The crashes happen when the game decrements the nhandle refcounts in network.cc (I'll get the exact lines as soon as I can). It can attempt to write to a closed connection and cause sigpipe. It tries to push output to the nhandle.
The sigpipe errors I've seen have all happened in a GDB debugging session. Not sure how the server is configured to handle sigpipe, as in, if it's set to ignore it and the use of GDB has caused the server to stop. When TLS was not defined the db was running normally, with build type release as opposed to current (LeakCheck and GDB).
Network.cc, line 319
count = write(h->wfd, b->start, b->length);
is what has caused the sigpipe.
It tries to push something to the connection and it has been closed before the push, although I don't quite get how that'd happen taken that databases have been running for months previously. I am using Fedora Server 37. Seems like it did not happen when TLS was disabled, so I have disabled it again as a temporary measure. It's odd that it would depend on TLS though since that line is not related to TLS connections.
This just happened again. Apparently something to do with threaded DNS lookups, however when I set $server_options.no_name_lookup to 1 the server still breaks a pipe at times. Adding lines like:
if (`connection_name(player) ! ANY' == E_INVARG)
return 0;
endif
if (connection_name(player) == "")
return 0;
endif
to $do_login_command to see if it helps.
Weird, still does it. I'm quite lost here. Disabled printing of messages on a listener to see if it has anything to do with it, since it pushes output to the connection when it disconnects if messages are printed.
Current situation is it is still doing it with TlS disabled, threading disabled, and the stock network.cc file from this repo.
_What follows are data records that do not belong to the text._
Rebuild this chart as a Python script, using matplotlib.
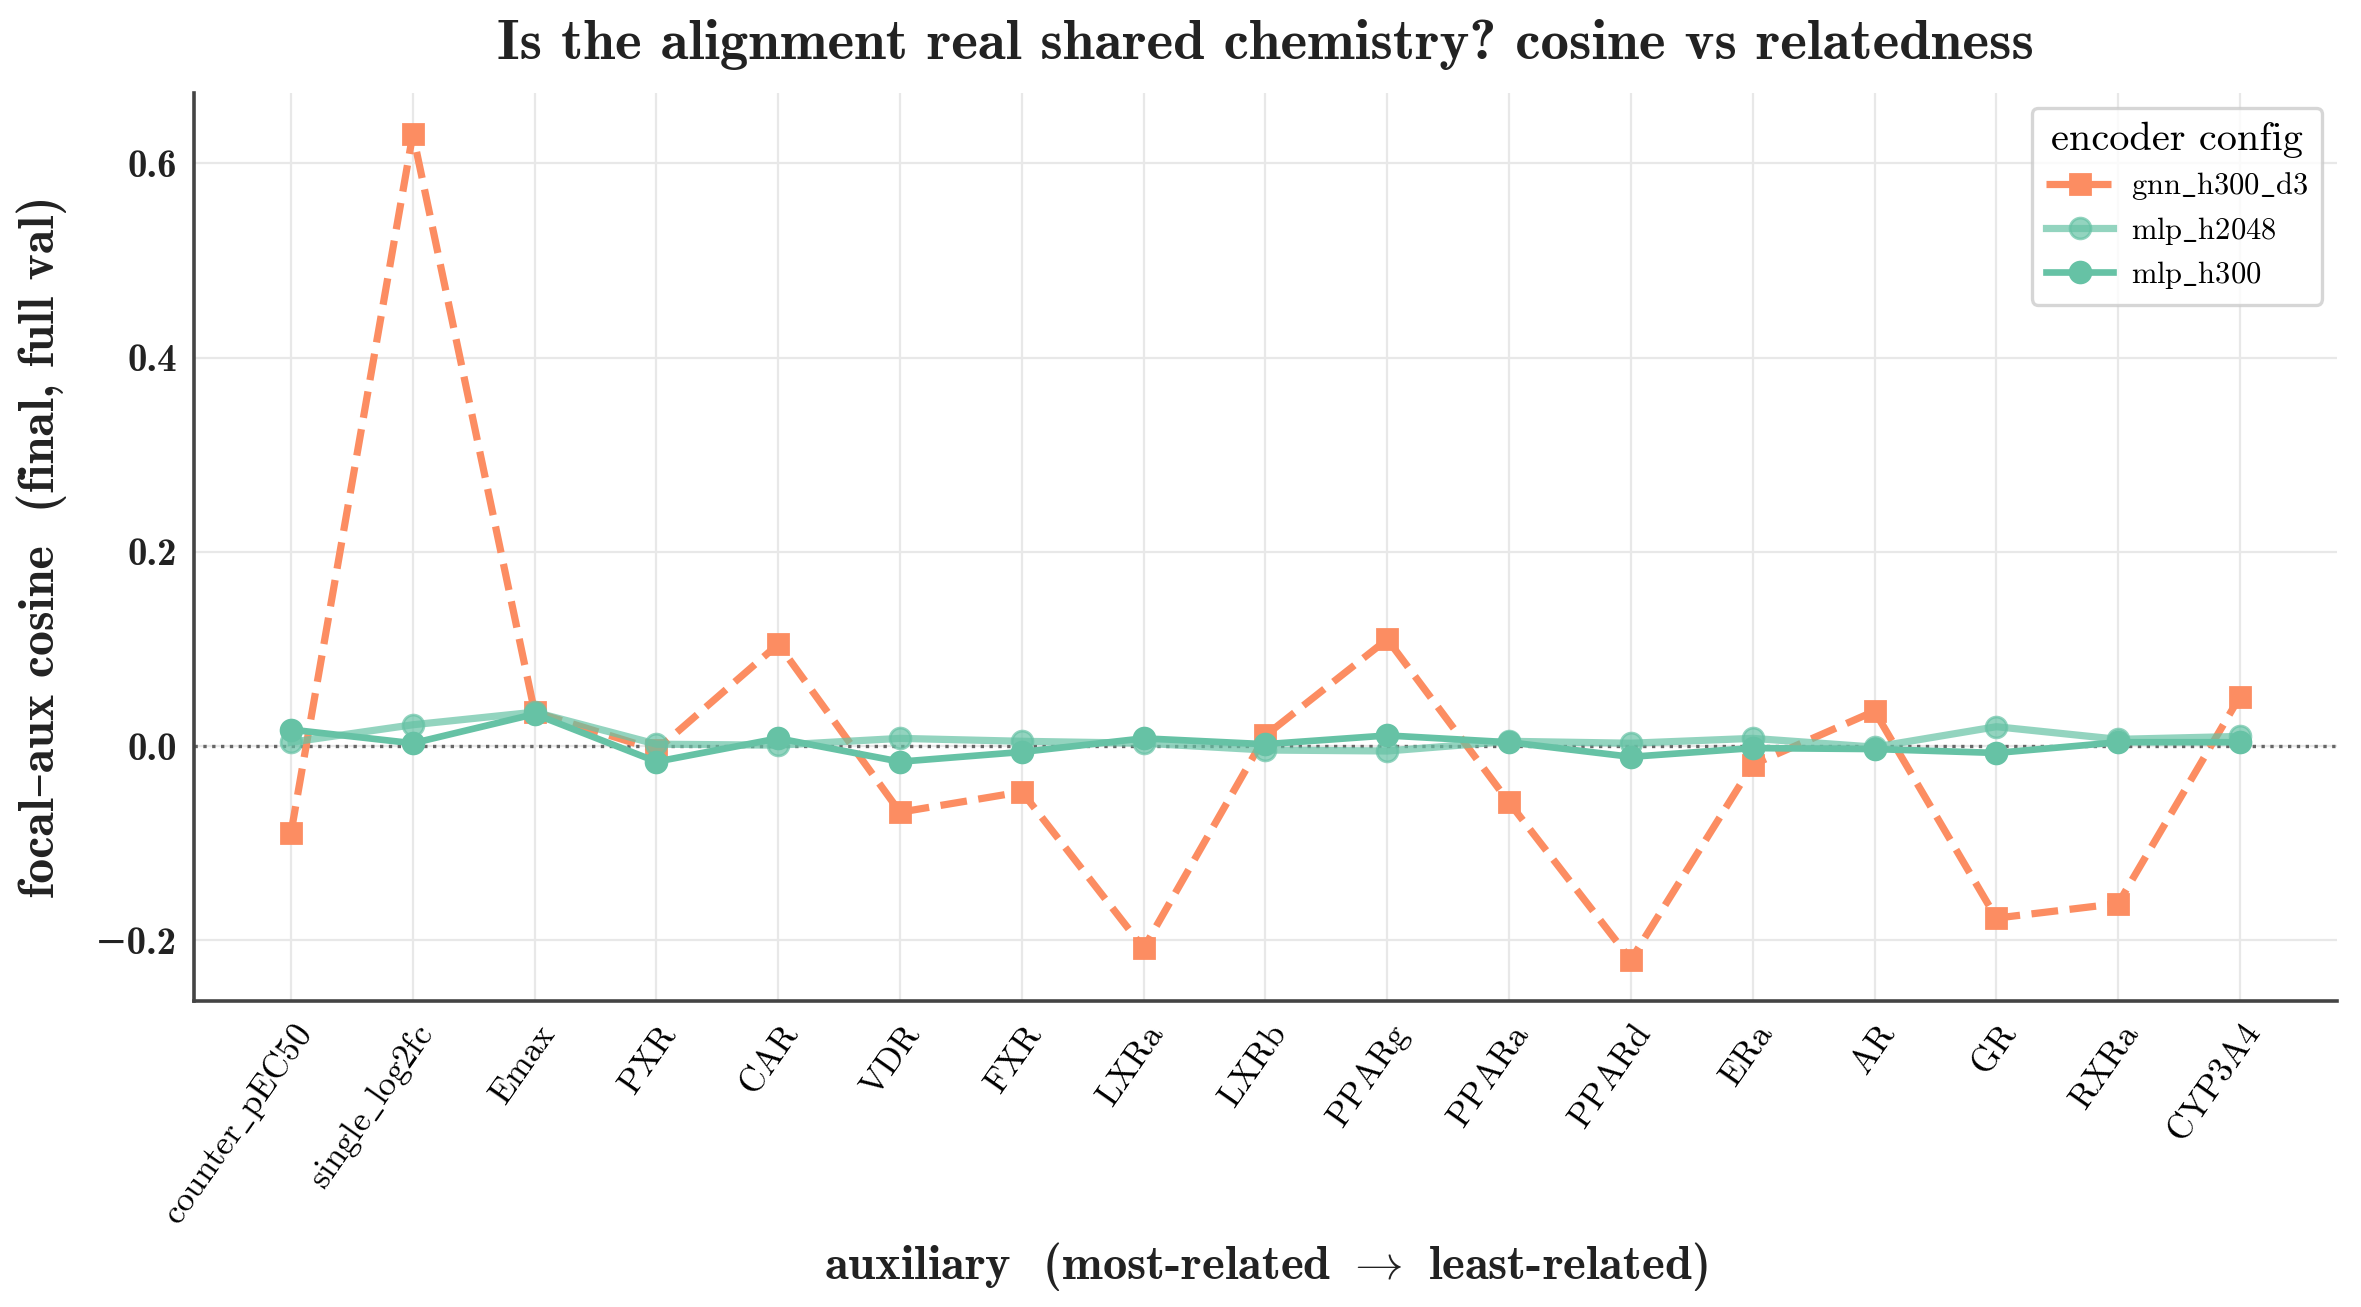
import matplotlib
matplotlib.use('Agg')
import matplotlib.pyplot as plt
import matplotlib.ticker as tck
import numpy as np

matplotlib.rcParams['mathtext.fontset'] = 'cm'
matplotlib.rcParams['axes.unicode_minus'] = False

auxiliaries = ['counter_pEC50', 'single_log2fc', 'Emax', 'PXR', 'CAR', 'VDR', 'FXR',
               'LXRa', 'LXRb', 'PPARg', 'PPARa', 'PPARd', 'ERa', 'AR', 'GR', 'RXRa', 'CYP3A4']

gnn_h300_d3 = [-0.089, 0.630, 0.035, -0.004, 0.105, -0.068, -0.047, -0.208, 0.011,
               0.110, -0.058, -0.220, -0.019, 0.036, -0.177, -0.162, 0.051]
mlp_h2048 = [0.004, 0.022, 0.035, 0.002, 0.001, 0.008, 0.005, 0.003, -0.004,
             -0.005, 0.005, 0.003, 0.008, -0.001, 0.020, 0.007, 0.010]
mlp_h300 = [0.017, 0.003, 0.033, -0.016, 0.008, -0.016, -0.006, 0.008, 0.002,
            0.011, 0.004, -0.011, -0.002, -0.003, -0.007, 0.004, 0.004]

orange = '#fc8d62'
green = '#66c2a5'
bold_cm = ['cmb10', 'DejaVu Serif']


def tex(s):
    # plain CM roman via mathtext, keeps the underscores
    return r'$\mathrm{%s}$' % s.replace('_', r'\_')


fig, ax = plt.subplots(figsize=(11.805, 6.535), dpi=200)
fig.subplots_adjust(left=0.082, right=0.990, top=0.929, bottom=0.234)

x = np.arange(len(auxiliaries))
ax.plot(x, gnn_h300_d3, color=orange, ls='--', lw=2.6, marker='s', markersize=7.5,
        label=tex('gnn_h300_d3'), zorder=3)
ax.plot(x, mlp_h2048, color=green, alpha=0.7, lw=2.6, marker='o', markersize=7.5,
        label=tex('mlp_h2048'), zorder=4)
ax.plot(x, mlp_h300, color=green, lw=2.4, marker='o', markersize=7.5,
        label=tex('mlp_h300'), zorder=5)
ax.axhline(0, color='#666666', ls=':', lw=1.2, zorder=2)

ax.grid(True, color='#e8e8e8', lw=0.8, zorder=0)
ax.set_axisbelow(True)
for s in ['top', 'right']:
    ax.spines[s].set_visible(False)
for s in ['left', 'bottom']:
    ax.spines[s].set_color('#444444')
    ax.spines[s].set_linewidth(1.3)
ax.tick_params(length=0, pad=6)

ax.set_xticks(x)
ax.set_xticklabels([tex(a) for a in auxiliaries], rotation=55, ha='right',
                   rotation_mode='anchor', fontsize=12.5)
ax.yaxis.set_major_locator(tck.MultipleLocator(0.2))
ax.yaxis.set_major_formatter(tck.FuncFormatter(
    lambda v, p: ('%.1f' % (0.0 if abs(v) < 1e-9 else v)).replace('-', '\u2212')))
for t in ax.get_yticklabels():
    t.set_fontfamily(bold_cm)
    t.set_fontsize(14)
    t.set_color('#222222')

ax.set_title('Is the alignment real shared chemistry? cosine vs relatedness',
             family=bold_cm, fontsize=20.5, pad=12, color='#222222')
ax.set_xlabel('auxiliary  (most-related $\\rightarrow$ least-related)', family=bold_cm,
              fontsize=17.5, labelpad=3, color='#222222')
ax.set_ylabel('focal\u2013aux cosine  (final, full val)', family=bold_cm,
              fontsize=18, labelpad=10, color='#222222')

leg = ax.legend(title='encoder config', loc='upper right', prop={'size': 11},
                frameon=True, fancybox=True, borderpad=0.45, labelspacing=0.4,
                handlelength=2.2, handletextpad=0.6)
leg.get_title().set_fontfamily('cmr10')
leg.get_title().set_fontsize(14.5)
leg.get_frame().set_edgecolor('#cccccc')
leg.get_frame().set_linewidth(1.2)

fig.savefig('out.png', dpi=200)
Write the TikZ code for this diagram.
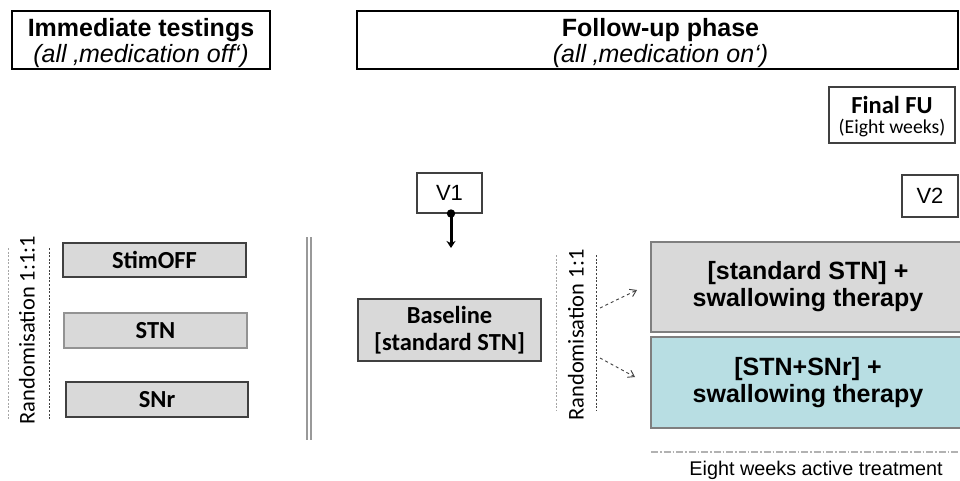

Running Fedora Server 37 with Linux Kernel 6.0.12. Disabled IPv6 just in case, I don't think anyone connecting to the database uses it anyway.
More information found. It happens when two connections, in this case -2307 and -2308, connect at the same time from the same IP. Then the latter of them disconnected, instantly after connecting (a probe of some kind) and the former would've probably done so too but before the second disconnection could get logged, the server crashes with a SIGPIPE. Hope this helps.
Closing since proxy rewrite mutex has fixed this.
Yep, works.